Understanding demurrage and detention fees

Importers and exporters often face problems when it comes to demurrage and detention of their cargo. In real sense, importers and exporters are typically advised to prepare for such issues that could delay their cargo. However, demurrage and detention charges usually come as a surprise and can lead to losses worth thousands.

What exactly is demurrage and detention?

Demurrage fee are fees that are charged when an import container is still full and under the control of the shipping line. Detention charges, on the other hand, occur when the consignee holds on to a container outside the port beyond the specified free time given by the shipping line. Therefore, demurrage charges relate to full containers while detention charges apply to empty containers

How demurrage and detention work

Here is a story:

Imagine a container has been discharged off a ship on the 2nd of March. The line free days are scheduled to expire on the 8th of July. However, the consignee does not contact the shipping line to take delivery of the cargo until around 12th March.

As such, the line will charge the consignee responsible for the cargo a demurrage fee for the 4 days between 9th and 12th March at the rate that has been fixed by the shipping line.

If the consignee picks up the container but takes another several days to return the empty container, the that is referred to as detention and the fee will be charged according to the rate fixed by the shipping line.

Therefore, a demurrage fee is a fee charged before the full container is picked up after the expiry of free days while a detention fee is charged after when the return of the empty container is delayed.

As always it is more advisable to deal with a reliable freight forwarder so that these issues and additional charges can be mitigated in a timely fashion on your behalf. How long is it usually until demurrage and detention fees are charged?

When it comes to exports, shipping lines usually give about 5 free days within which consignees are supposed to pick up the container and return it to the port.
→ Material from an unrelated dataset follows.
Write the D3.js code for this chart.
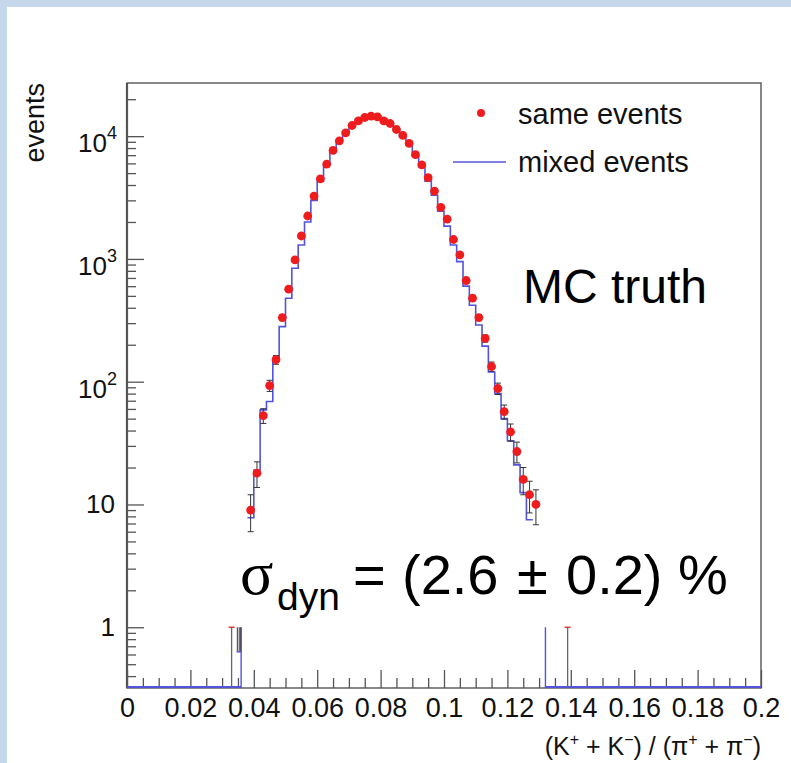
<!DOCTYPE html>
<html>
<head>
<meta charset="utf-8">
<script src="https://cdn.jsdelivr.net/npm/d3@7"></script>
<style>
  html, body { margin: 0; padding: 0; background: #c6d7ec; }
  svg { display: block; }
</style>
</head>
<body>
<svg id="chart" width="791" height="763"></svg>
<script>
// ---- data -------------------------------------------------------------
const binWidth = 0.002;

// same events: counts per bin, first bin [0.038, 0.040]
const sameFirstEdge = 0.038;
const sameCounts = [9, 18, 53, 93, 151, 333, 567, 981, 1538, 2237,
  3252, 4496, 5920, 7650, 9160, 10640, 12210, 13310, 14190, 14540,
  14360, 13310, 12680, 11330, 10130, 8730, 7080, 5840, 4590, 3570,
  2630, 2110, 1440, 1080, 667, 479, 333, 225, 133, 88,
  57, 39, 27, 16, 12, 10];

// isolated same-event entries outside the main peak
const sameStray = [ { x: 0.033, v: 1 }, { x: 0.139, v: 1 } ];

// mixed events (normalised), first bin [0.038, 0.040]
const mixedFirstEdge = 0.038;
const mixedCounts = [7.8, 19, 59, 69, 156, 281, 479, 840, 1300, 2000,
  3000, 4300, 5800, 7600, 9300, 10900, 12500, 13700, 14500, 14800,
  14600, 13800, 12800, 11400, 10000, 8500, 6900, 5600, 4300, 3300,
  2450, 1850, 1300, 950, 600, 420, 290, 195, 120, 80,
  50, 33, 21, 12.5, 7.5];

// edges where the mixed histogram rises off the floor
const mixedRiseEdges = [ { x: 0.036, v: 1 }, { x: 0.132, v: 1 } ];
// small mixed-event bin left of the peak, with its error bars
const mixedStray = { lo: 0.0346, hi: 0.036, v: 0.63, errTop: 1, bars: [0.0348, 0.0354, 0.0359] };

const xTicks = [0, 0.02, 0.04, 0.06, 0.08, 0.1, 0.12, 0.14, 0.16, 0.18, 0.2];
const xTickLabels = ["0", "0.02", "0.04", "0.06", "0.08", "0.1", "0.12", "0.14", "0.16", "0.18", "0.2"];
const yDecades = [1, 10, 100, 1000, 10000];
const yTickLabels = [ {base: "1", sup: ""}, {base: "10", sup: ""}, {base: "10", sup: "2"},
                      {base: "10", sup: "3"}, {base: "10", sup: "4"} ];

const legendItems = ["same events", "mixed events"];

// ---- layout ------------------------------------------------------------
const W = 791, H = 763;
const frame = { left: 127, right: 761, top: 83, bottom: 688 };
const sans = "'Liberation Sans', Arial, Helvetica, sans-serif";
const serif = "'Liberation Serif', 'DejaVu Serif', serif";
const RED = "#ee1c1c", BLUE = "#5353dc", BAR = "#333";

const svg = d3.select("#chart");

// panel
svg.append("rect").attr("x", 0).attr("y", 0).attr("width", W).attr("height", H).attr("fill", "#c6d7ec");
svg.append("rect").attr("x", 7).attr("y", 7).attr("width", W - 7).attr("height", H - 7).attr("fill", "#ffffff");

const x = d3.scaleLinear().domain([0, 0.2]).range([frame.left, frame.right]);
const y = d3.scaleLog().domain([0.32, 27100]).range([frame.bottom, frame.top]).clamp(true);
const yFloor = frame.bottom;

// ---- axes ---------------------------------------------------------------
const xMinor = d3.range(0, 0.2001, 0.005).filter(v => Math.abs(v / 0.02 - Math.round(v / 0.02)) > 1e-6);
svg.append("g")
  .attr("transform", `translate(0,${frame.bottom})`)
  .call(d3.axisBottom(x).tickValues(xMinor).tickSize(-10).tickFormat(""))
  .call(g => g.select(".domain").remove())
  .call(g => g.selectAll("line").attr("stroke", "#555").attr("stroke-width", 1.3));

svg.append("g")
  .attr("transform", `translate(0,${frame.bottom})`)
  .call(d3.axisBottom(x).tickValues(xTicks).tickSizeInner(-18).tickSizeOuter(0).tickPadding(10)
        .tickFormat((d, i) => xTickLabels[i]))
  .call(g => g.select(".domain").remove())
  .call(g => g.selectAll("line").attr("stroke", "#555").attr("stroke-width", 1.3))
  .call(g => g.selectAll("text").attr("font-family", sans).attr("font-size", 27).attr("fill", "#111"));

const yMinor = [];
[0.1, 1, 10, 100, 1000, 10000].forEach(dec => {
  for (let k = 2; k <= 9; k++) {
    const v = dec * k;
    if (v > y.domain()[0] && v < y.domain()[1]) yMinor.push(v);
  }
});
svg.append("g")
  .attr("transform", `translate(${frame.left},0)`)
  .call(d3.axisLeft(y).tickValues(yMinor).tickSize(-9).tickFormat(""))
  .call(g => g.select(".domain").remove())
  .call(g => g.selectAll("line").attr("stroke", "#555").attr("stroke-width", 1.3));
svg.append("g")
  .attr("transform", `translate(${frame.left},0)`)
  .call(d3.axisLeft(y).tickValues(yDecades).tickSize(-17).tickFormat(""))
  .call(g => g.select(".domain").remove())
  .call(g => g.selectAll("line").attr("stroke", "#555").attr("stroke-width", 1.3));

// y tick labels with superscript exponents
const yLab = svg.append("g").attr("font-family", sans).attr("fill", "#111");
yDecades.forEach((d, i) => {
  const lab = yTickLabels[i];
  const t = yLab.append("text")
    .attr("x", lab.sup ? 117 : 115)
    .attr("y", y(d) + (lab.sup ? 16 : 9))
    .attr("text-anchor", "end")
    .attr("font-size", 26);
  t.append("tspan").text(lab.base);
  if (lab.sup) t.append("tspan").attr("font-size", 18).attr("dy", -13).text(lab.sup);
});

// frame
svg.append("rect")
  .attr("x", frame.left).attr("y", frame.top)
  .attr("width", frame.right - frame.left).attr("height", frame.bottom - frame.top)
  .attr("fill", "none").attr("stroke", "#555").attr("stroke-width", 1.4);
svg.append("line")
  .attr("x1", frame.left).attr("x2", frame.left).attr("y1", frame.top).attr("y2", frame.bottom)
  .attr("stroke", "#555").attr("stroke-width", 2.2);

// ---- mixed events histogram ---------------------------------------------
const plot = svg.append("g");
const mixedBins = mixedCounts.map((v, i) => ({
  lo: mixedFirstEdge + i * binWidth, hi: mixedFirstEdge + (i + 1) * binWidth, v }));
const stepPts = [];
mixedBins.forEach(b => { stepPts.push([x(b.lo), y(b.v)], [x(b.hi), y(b.v)]); });
plot.append("path")
  .attr("d", d3.line()(stepPts))
  .attr("fill", "none").attr("stroke", BLUE).attr("stroke-width", 1.6);

// empty bins lie on the floor of the log axis
const floorRuns = [[x.domain()[0], mixedRiseEdges[0].x], [mixedRiseEdges[1].x, x.domain()[1]]];
floorRuns.forEach(r => {
  plot.append("line").attr("x1", x(r[0])).attr("x2", x(r[1]))
    .attr("y1", yFloor - 1).attr("y2", yFloor - 1)
    .attr("stroke", BLUE).attr("stroke-width", 2);
});
mixedRiseEdges.forEach(e => {
  plot.append("line").attr("x1", x(e.x)).attr("x2", x(e.x))
    .attr("y1", yFloor).attr("y2", y(e.v))
    .attr("stroke", BLUE).attr("stroke-width", 1.4);
});
mixedStray.bars.forEach(b => {
  plot.append("line").attr("x1", x(b)).attr("x2", x(b))
    .attr("y1", y(mixedStray.v)).attr("y2", y(mixedStray.errTop))
    .attr("stroke", BAR).attr("stroke-width", 1);
});
plot.append("line").attr("x1", x(mixedStray.lo)).attr("x2", x(mixedStray.hi))
  .attr("y1", y(mixedStray.v)).attr("y2", y(mixedStray.v))
  .attr("stroke", BLUE).attr("stroke-width", 1.4);

// ---- same events: error bars and markers ----------------------------------
const sameBins = sameCounts.map((v, i) => ({ c: sameFirstEdge + (i + 0.5) * binWidth, v }));
const errG = plot.append("g").attr("stroke", BAR).attr("stroke-width", 1);
sameBins.forEach(b => {
  const e = Math.sqrt(b.v);
  const yl = y(Math.max(b.v - e, y.domain()[0])), yh = y(b.v + e);
  const cx = x(b.c);
  errG.append("line").attr("x1", cx).attr("x2", cx).attr("y1", yl).attr("y2", yh);
  errG.append("line").attr("x1", cx - 3).attr("x2", cx + 3).attr("y1", yl).attr("y2", yl);
  errG.append("line").attr("x1", cx - 3).attr("x2", cx + 3).attr("y1", yh).attr("y2", yh);
});
sameStray.forEach(s => {
  plot.append("line").attr("x1", x(s.x)).attr("x2", x(s.x))
    .attr("y1", yFloor).attr("y2", y(s.v))
    .attr("stroke", "#666").attr("stroke-width", 1.3);
  plot.append("line").attr("x1", x(s.x) - 3).attr("x2", x(s.x) + 3)
    .attr("y1", y(s.v)).attr("y2", y(s.v))
    .attr("stroke", RED).attr("stroke-width", 1.3);
});
plot.append("g").selectAll("circle").data(sameBins).join("circle")
  .attr("cx", d => x(d.c)).attr("cy", d => y(d.v)).attr("r", 4.4)
  .attr("fill", RED);

// ---- legend -------------------------------------------------------------
const leg = svg.append("g").attr("font-family", sans).attr("font-size", 29).attr("fill", "#111");
leg.append("circle").attr("cx", 481).attr("cy", 113).attr("r", 4).attr("fill", RED);
leg.append("text").attr("x", 518).attr("y", 124).text(legendItems[0]);
leg.append("line").attr("x1", 453).attr("x2", 506).attr("y1", 162).attr("y2", 162)
  .attr("stroke", BLUE).attr("stroke-width", 1.6);
leg.append("text").attr("x", 518).attr("y", 172).text(legendItems[1]);

// ---- annotations ----------------------------------------------------------
svg.append("text").attr("x", 523).attr("y", 303)
  .attr("font-family", sans).attr("font-size", 48).attr("fill", "#000").text("MC truth");

const sig = svg.append("g").attr("fill", "#000");
sig.append("text").attr("x", 240).attr("y", 594)
  .attr("font-family", serif).attr("font-size", 62).text("σ");
sig.append("text").attr("x", 277).attr("y", 610)
  .attr("font-family", sans).attr("font-size", 39).text("dyn");
sig.append("text").attr("x", 353).attr("y", 594)
  .attr("font-family", sans).attr("font-size", 56).text("=");
sig.append("text").attr("x", 402).attr("y", 594)
  .attr("font-family", sans).attr("font-size", 56).text("(2.6");
sig.append("text").attr("x", 517).attr("y", 594)
  .attr("font-family", sans).attr("font-size", 56).text("±");
sig.append("text").attr("x", 566).attr("y", 594)
  .attr("font-family", sans).attr("font-size", 56).text("0.2) %");

// axis titles
svg.append("text")
  .attr("transform", `translate(44,${frame.top}) rotate(-90)`)
  .attr("text-anchor", "end")
  .attr("font-family", sans).attr("font-size", 27).attr("fill", "#111")
  .text("events");

const xt = svg.append("text").attr("x", frame.right).attr("y", 755)
  .attr("text-anchor", "end").attr("font-family", sans).attr("font-size", 25).attr("fill", "#111");
const xtParts = [["(K", ""], ["+", "sup"], [" + K", ""], ["−", "sup"], [") / (π", ""],
                 ["+", "sup"], [" + π", ""], ["−", "sup"], [")", ""]];
let raised = false;
xtParts.forEach(([s, kind]) => {
  const ts = xt.append("tspan").text(s);
  if (kind === "sup" && !raised) { ts.attr("dy", -10).attr("font-size", 16); raised = true; }
  else if (kind === "sup") { ts.attr("font-size", 16); }
  else if (raised) { ts.attr("dy", 10); raised = false; }
});
</script>
</body>
</html>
If the delays go beyond the 5 days, the shipping line will charge detention fees for the days that an empty container is held with the client, whether empty or full. The same also goes for imports.

Demurrage and detention fees are usually charged for one reason or another. For instance, a shipper may be unable to ship their cargo for one reason or another. In such a case, then the Demurrage will be charged at the rate fixed by the line till the full container is shipped out.

 

Conclusion

Demurrage is paid to the port, and detention is paid to the steamship line that owns the cargo container. Sometimes shippers will charge you detention and demurrage fees even when you do not deserve it. So, it is very important that you go through your terminal records carefully should you get any demurrage or detention bills. Also, containers move a lot and mistakes do happen so it does not hurt to double check just to be sure.